═════ Data provided

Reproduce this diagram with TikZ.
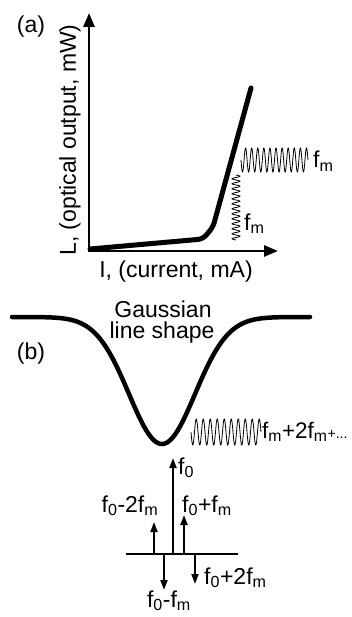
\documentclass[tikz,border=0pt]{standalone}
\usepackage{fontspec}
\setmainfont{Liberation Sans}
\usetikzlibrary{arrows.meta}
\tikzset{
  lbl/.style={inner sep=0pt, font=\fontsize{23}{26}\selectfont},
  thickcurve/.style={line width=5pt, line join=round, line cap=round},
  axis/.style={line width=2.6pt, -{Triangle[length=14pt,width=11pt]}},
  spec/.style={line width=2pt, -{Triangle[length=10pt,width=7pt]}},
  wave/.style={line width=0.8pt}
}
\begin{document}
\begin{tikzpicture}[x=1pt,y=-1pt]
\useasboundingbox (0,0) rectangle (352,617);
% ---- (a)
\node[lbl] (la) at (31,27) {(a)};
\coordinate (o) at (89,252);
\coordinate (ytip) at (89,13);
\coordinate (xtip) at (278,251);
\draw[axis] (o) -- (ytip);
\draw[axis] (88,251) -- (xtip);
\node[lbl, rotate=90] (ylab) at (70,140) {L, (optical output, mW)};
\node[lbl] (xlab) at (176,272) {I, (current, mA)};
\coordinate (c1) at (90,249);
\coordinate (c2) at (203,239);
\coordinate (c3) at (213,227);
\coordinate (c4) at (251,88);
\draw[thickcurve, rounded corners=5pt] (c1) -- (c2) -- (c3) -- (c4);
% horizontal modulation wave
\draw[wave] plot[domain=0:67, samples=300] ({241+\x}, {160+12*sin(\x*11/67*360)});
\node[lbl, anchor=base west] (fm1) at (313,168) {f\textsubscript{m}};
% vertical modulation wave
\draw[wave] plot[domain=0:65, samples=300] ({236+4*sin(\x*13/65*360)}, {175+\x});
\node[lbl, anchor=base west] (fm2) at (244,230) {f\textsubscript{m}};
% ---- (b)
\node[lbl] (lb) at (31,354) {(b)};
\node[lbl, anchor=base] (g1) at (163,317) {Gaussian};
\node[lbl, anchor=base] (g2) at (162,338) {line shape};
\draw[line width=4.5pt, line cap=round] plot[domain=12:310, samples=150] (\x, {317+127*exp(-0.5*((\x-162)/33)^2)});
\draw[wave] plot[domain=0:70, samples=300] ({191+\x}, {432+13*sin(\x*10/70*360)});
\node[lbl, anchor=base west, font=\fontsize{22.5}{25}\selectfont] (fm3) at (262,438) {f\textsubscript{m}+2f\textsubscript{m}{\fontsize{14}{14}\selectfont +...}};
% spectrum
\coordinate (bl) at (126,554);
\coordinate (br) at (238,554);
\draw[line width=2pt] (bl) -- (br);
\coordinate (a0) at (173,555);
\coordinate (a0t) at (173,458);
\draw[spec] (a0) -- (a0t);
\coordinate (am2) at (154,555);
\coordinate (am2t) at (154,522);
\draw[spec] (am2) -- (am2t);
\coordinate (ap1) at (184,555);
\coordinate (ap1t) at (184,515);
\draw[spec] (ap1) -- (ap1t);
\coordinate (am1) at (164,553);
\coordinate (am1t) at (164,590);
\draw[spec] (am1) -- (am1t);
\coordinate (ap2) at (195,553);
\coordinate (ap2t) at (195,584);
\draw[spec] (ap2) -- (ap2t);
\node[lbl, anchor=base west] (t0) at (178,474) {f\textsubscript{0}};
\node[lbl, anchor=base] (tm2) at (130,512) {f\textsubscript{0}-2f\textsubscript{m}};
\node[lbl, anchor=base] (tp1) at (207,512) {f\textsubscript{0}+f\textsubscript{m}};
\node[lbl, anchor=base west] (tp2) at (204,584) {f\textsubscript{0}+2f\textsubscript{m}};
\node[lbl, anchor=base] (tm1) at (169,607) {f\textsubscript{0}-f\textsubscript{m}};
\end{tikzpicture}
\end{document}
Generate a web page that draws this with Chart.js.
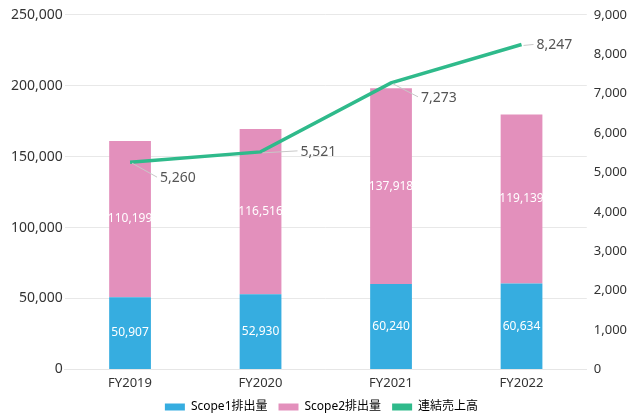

══════════

> _Directive_:
Can you restate all the records above word for word while dropping the pictures?

> _Written solution_:
Reproduce this diagram with TikZ.
\documentclass[tikz,border=0pt]{standalone}
\usepackage{fontspec}
\setmainfont{Liberation Sans}
\usetikzlibrary{arrows.meta}
\tikzset{
  lbl/.style={inner sep=0pt, font=\fontsize{23}{26}\selectfont},
  thickcurve/.style={line width=5pt, line join=round, line cap=round},
  axis/.style={line width=2.6pt, -{Triangle[length=14pt,width=11pt]}},
  spec/.style={line width=2pt, -{Triangle[length=10pt,width=7pt]}},
  wave/.style={line width=0.8pt}
}
\begin{document}
\begin{tikzpicture}[x=1pt,y=-1pt]
\useasboundingbox (0,0) rectangle (352,617);
% ---- (a)
\node[lbl] (la) at (31,27) {(a)};
\coordinate (o) at (89,252);
\coordinate (ytip) at (89,13);
\coordinate (xtip) at (278,251);
\draw[axis] (o) -- (ytip);
\draw[axis] (88,251) -- (xtip);
\node[lbl, rotate=90] (ylab) at (70,140) {L, (optical output, mW)};
\node[lbl] (xlab) at (176,272) {I, (current, mA)};
\coordinate (c1) at (90,249);
\coordinate (c2) at (203,239);
\coordinate (c3) at (213,227);
\coordinate (c4) at (251,88);
\draw[thickcurve, rounded corners=5pt] (c1) -- (c2) -- (c3) -- (c4);
% horizontal modulation wave
\draw[wave] plot[domain=0:67, samples=300] ({241+\x}, {160+12*sin(\x*11/67*360)});
\node[lbl, anchor=base west] (fm1) at (313,168) {f\textsubscript{m}};
% vertical modulation wave
\draw[wave] plot[domain=0:65, samples=300] ({236+4*sin(\x*13/65*360)}, {175+\x});
\node[lbl, anchor=base west] (fm2) at (244,230) {f\textsubscript{m}};
% ---- (b)
\node[lbl] (lb) at (31,354) {(b)};
\node[lbl, anchor=base] (g1) at (163,317) {Gaussian};
\node[lbl, anchor=base] (g2) at (162,338) {line shape};
\draw[line width=4.5pt, line cap=round] plot[domain=12:310, samples=150] (\x, {317+127*exp(-0.5*((\x-162)/33)^2)});
\draw[wave] plot[domain=0:70, samples=300] ({191+\x}, {432+13*sin(\x*10/70*360)});
\node[lbl, anchor=base west, font=\fontsize{22.5}{25}\selectfont] (fm3) at (262,438) {f\textsubscript{m}+2f\textsubscript{m}{\fontsize{14}{14}\selectfont +...}};
% spectrum
\coordinate (bl) at (126,554);
\coordinate (br) at (238,554);
\draw[line width=2pt] (bl) -- (br);
\coordinate (a0) at (173,555);
\coordinate (a0t) at (173,458);
\draw[spec] (a0) -- (a0t);
\coordinate (am2) at (154,555);
\coordinate (am2t) at (154,522);
\draw[spec] (am2) -- (am2t);
\coordinate (ap1) at (184,555);
\coordinate (ap1t) at (184,515);
\draw[spec] (ap1) -- (ap1t);
\coordinate (am1) at (164,553);
\coordinate (am1t) at (164,590);
\draw[spec] (am1) -- (am1t);
\coordinate (ap2) at (195,553);
\coordinate (ap2t) at (195,584);
\draw[spec] (ap2) -- (ap2t);
\node[lbl, anchor=base west] (t0) at (178,474) {f\textsubscript{0}};
\node[lbl, anchor=base] (tm2) at (130,512) {f\textsubscript{0}-2f\textsubscript{m}};
\node[lbl, anchor=base] (tp1) at (207,512) {f\textsubscript{0}+f\textsubscript{m}};
\node[lbl, anchor=base west] (tp2) at (204,584) {f\textsubscript{0}+2f\textsubscript{m}};
\node[lbl, anchor=base] (tm1) at (169,607) {f\textsubscript{0}-f\textsubscript{m}};
\end{tikzpicture}
\end{document}
Generate a web page that draws this with Chart.js.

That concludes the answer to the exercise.